■ **Your goal**: Collect every line in the records below that contains the word "this".

■ **Records provided**:

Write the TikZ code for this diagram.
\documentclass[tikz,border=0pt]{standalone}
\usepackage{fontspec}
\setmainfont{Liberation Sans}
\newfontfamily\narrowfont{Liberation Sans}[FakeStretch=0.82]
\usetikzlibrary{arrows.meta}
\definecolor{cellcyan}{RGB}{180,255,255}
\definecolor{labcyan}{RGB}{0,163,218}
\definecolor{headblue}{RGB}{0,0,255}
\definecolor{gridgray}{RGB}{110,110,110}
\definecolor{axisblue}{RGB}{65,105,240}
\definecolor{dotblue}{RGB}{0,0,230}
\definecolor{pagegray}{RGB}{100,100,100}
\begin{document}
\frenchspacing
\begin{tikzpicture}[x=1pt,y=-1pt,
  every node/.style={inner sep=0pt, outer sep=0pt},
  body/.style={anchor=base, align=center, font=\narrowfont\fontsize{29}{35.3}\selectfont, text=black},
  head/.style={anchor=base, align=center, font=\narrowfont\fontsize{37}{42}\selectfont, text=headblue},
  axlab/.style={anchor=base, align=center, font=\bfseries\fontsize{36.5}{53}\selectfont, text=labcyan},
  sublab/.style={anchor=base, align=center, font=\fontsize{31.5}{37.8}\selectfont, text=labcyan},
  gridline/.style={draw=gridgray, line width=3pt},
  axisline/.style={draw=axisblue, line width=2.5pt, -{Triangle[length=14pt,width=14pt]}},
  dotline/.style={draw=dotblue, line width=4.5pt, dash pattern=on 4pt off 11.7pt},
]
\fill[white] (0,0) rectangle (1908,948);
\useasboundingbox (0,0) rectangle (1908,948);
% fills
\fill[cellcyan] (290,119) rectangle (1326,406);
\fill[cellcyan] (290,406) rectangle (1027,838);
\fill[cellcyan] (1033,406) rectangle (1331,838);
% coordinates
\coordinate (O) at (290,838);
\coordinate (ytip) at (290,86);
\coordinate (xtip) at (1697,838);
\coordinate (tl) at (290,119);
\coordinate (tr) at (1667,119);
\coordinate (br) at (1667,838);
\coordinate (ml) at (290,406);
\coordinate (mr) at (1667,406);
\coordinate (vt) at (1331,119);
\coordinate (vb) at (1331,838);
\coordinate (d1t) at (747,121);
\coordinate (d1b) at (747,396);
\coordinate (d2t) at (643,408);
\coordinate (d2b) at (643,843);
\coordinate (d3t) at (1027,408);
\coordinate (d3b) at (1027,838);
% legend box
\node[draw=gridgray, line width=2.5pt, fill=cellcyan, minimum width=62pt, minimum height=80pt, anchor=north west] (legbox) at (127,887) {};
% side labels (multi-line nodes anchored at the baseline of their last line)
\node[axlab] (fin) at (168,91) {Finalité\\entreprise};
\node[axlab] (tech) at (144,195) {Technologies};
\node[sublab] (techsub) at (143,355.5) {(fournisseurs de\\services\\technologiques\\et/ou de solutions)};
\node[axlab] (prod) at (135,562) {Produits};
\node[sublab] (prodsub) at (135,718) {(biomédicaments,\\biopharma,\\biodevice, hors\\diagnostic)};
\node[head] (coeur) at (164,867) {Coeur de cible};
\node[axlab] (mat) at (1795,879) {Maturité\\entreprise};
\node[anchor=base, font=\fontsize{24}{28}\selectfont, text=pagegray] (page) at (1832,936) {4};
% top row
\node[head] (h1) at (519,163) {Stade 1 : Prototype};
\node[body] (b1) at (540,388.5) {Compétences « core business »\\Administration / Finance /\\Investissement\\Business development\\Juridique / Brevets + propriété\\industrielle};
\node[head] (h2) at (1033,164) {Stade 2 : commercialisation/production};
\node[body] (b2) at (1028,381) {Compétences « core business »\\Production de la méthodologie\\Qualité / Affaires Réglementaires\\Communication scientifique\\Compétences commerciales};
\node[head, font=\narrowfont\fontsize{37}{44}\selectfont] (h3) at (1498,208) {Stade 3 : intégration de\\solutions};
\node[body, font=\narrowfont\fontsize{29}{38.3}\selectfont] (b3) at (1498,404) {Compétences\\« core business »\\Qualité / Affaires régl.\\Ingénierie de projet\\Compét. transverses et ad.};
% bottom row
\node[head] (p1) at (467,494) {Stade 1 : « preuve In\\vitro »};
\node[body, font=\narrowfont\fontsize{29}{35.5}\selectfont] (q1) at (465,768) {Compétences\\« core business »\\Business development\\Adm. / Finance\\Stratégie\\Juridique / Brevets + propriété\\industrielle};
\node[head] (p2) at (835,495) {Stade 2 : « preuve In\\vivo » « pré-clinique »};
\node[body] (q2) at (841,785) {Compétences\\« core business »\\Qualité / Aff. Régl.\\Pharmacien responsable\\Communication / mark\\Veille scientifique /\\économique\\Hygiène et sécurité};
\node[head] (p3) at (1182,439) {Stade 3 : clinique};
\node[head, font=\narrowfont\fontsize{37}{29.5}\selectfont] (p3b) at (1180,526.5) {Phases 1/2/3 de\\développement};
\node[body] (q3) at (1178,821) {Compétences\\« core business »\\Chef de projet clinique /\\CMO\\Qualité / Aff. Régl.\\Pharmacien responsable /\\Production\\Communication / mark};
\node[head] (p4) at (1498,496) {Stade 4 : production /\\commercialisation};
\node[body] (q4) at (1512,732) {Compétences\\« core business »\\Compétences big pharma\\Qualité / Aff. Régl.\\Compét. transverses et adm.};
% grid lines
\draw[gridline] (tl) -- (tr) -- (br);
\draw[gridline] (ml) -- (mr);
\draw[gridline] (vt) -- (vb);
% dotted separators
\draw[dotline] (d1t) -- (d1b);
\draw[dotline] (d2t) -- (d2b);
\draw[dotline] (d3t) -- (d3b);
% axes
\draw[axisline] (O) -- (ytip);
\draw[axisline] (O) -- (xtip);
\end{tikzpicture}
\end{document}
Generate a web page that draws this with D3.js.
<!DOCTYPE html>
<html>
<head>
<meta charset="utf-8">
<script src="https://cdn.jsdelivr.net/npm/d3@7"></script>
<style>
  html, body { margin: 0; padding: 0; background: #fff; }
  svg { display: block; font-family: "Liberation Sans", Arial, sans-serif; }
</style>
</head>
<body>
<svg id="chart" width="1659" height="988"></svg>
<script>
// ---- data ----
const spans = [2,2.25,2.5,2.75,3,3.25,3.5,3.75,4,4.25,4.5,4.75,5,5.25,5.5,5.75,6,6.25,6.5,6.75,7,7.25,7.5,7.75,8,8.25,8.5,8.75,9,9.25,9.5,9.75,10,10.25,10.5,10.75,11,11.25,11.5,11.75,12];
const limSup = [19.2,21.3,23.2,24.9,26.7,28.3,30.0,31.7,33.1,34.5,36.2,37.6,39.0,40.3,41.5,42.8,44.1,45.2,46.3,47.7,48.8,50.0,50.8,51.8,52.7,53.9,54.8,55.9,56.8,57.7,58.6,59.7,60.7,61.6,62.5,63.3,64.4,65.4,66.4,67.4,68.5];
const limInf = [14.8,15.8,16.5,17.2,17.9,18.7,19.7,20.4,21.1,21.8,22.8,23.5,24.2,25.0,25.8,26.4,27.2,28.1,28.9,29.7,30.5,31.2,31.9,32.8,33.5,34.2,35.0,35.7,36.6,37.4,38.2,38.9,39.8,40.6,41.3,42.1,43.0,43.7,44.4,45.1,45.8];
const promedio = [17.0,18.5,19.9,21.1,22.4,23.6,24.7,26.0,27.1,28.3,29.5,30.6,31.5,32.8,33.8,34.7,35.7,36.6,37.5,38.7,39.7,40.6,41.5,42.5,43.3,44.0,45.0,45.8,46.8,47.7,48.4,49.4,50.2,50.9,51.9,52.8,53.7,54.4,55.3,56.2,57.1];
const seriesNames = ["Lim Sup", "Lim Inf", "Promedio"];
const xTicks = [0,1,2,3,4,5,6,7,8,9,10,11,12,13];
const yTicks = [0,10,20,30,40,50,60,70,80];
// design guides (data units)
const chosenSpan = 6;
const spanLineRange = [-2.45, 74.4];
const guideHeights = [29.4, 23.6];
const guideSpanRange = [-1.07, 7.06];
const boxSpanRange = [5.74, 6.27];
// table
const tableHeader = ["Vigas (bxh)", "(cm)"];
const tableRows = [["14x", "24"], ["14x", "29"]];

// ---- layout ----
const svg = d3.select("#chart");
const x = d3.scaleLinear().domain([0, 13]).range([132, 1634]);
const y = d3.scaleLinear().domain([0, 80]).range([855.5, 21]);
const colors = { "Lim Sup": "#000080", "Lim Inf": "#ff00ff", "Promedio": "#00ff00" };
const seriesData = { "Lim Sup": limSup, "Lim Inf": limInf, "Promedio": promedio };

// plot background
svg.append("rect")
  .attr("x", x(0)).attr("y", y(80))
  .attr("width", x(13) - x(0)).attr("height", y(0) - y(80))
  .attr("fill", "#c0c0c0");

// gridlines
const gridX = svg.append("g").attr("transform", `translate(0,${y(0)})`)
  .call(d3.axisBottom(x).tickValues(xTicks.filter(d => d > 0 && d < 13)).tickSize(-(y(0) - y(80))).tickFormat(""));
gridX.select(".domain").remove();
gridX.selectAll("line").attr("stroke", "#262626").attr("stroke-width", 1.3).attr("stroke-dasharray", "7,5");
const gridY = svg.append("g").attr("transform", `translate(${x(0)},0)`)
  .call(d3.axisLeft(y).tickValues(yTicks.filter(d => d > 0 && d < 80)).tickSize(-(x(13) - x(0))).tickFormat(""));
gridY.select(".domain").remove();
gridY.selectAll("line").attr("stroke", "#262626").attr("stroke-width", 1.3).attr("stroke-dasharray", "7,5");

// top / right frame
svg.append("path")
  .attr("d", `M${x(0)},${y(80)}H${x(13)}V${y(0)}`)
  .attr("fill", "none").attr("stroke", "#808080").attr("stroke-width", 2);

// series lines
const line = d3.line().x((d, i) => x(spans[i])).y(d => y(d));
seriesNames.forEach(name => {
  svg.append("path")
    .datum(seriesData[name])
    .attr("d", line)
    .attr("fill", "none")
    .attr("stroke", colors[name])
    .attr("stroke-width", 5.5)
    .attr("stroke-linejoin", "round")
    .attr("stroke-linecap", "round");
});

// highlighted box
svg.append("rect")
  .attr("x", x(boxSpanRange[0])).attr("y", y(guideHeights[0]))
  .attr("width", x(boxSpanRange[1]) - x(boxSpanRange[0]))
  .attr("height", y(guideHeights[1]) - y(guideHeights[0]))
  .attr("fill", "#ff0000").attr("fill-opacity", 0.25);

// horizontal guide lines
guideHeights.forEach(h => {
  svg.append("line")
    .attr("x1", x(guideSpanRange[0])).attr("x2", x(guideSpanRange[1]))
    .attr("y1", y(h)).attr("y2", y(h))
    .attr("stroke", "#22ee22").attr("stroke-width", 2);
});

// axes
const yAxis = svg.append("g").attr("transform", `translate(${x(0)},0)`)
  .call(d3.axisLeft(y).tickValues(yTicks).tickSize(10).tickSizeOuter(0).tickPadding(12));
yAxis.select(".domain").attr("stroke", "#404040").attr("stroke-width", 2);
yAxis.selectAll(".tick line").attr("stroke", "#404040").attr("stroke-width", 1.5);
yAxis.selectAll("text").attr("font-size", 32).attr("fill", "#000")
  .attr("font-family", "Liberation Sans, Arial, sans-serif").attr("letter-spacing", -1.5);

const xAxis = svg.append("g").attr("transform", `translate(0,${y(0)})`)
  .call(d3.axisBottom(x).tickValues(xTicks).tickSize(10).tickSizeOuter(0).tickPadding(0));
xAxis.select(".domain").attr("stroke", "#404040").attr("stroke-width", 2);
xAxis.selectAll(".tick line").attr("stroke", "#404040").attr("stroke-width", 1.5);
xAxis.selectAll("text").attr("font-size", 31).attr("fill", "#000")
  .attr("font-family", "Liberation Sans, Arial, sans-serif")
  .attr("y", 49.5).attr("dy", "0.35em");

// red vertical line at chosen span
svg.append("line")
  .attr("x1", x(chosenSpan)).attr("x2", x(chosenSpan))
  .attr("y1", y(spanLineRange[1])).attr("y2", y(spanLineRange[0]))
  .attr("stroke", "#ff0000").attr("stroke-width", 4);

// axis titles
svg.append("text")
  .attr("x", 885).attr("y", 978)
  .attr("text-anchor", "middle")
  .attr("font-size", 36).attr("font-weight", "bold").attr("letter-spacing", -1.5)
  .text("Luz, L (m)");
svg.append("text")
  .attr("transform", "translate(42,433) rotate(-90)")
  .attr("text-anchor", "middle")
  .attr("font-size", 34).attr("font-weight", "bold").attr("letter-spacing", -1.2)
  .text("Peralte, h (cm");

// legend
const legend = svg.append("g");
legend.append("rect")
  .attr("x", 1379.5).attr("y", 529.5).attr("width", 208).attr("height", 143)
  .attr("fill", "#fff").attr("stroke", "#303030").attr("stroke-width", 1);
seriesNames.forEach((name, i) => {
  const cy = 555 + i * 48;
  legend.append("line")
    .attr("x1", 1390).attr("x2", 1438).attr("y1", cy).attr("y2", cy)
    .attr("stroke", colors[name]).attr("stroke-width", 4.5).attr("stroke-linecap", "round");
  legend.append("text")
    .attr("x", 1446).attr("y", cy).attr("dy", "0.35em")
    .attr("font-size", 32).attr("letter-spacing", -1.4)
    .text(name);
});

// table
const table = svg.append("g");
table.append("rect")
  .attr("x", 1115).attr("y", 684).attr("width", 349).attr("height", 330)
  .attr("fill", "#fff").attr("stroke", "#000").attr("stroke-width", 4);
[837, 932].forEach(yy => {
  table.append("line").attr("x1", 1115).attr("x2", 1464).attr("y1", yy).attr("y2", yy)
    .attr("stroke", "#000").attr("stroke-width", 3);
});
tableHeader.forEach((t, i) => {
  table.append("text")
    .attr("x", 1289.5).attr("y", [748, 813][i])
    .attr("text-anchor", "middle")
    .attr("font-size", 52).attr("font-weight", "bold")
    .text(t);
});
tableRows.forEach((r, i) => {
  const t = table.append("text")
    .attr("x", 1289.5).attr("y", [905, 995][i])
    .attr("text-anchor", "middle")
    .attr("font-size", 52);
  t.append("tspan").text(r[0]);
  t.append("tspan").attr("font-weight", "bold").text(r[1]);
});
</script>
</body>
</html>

■ **Written response**:
Write the TikZ code for this diagram.
Generate a web page that draws this with D3.js.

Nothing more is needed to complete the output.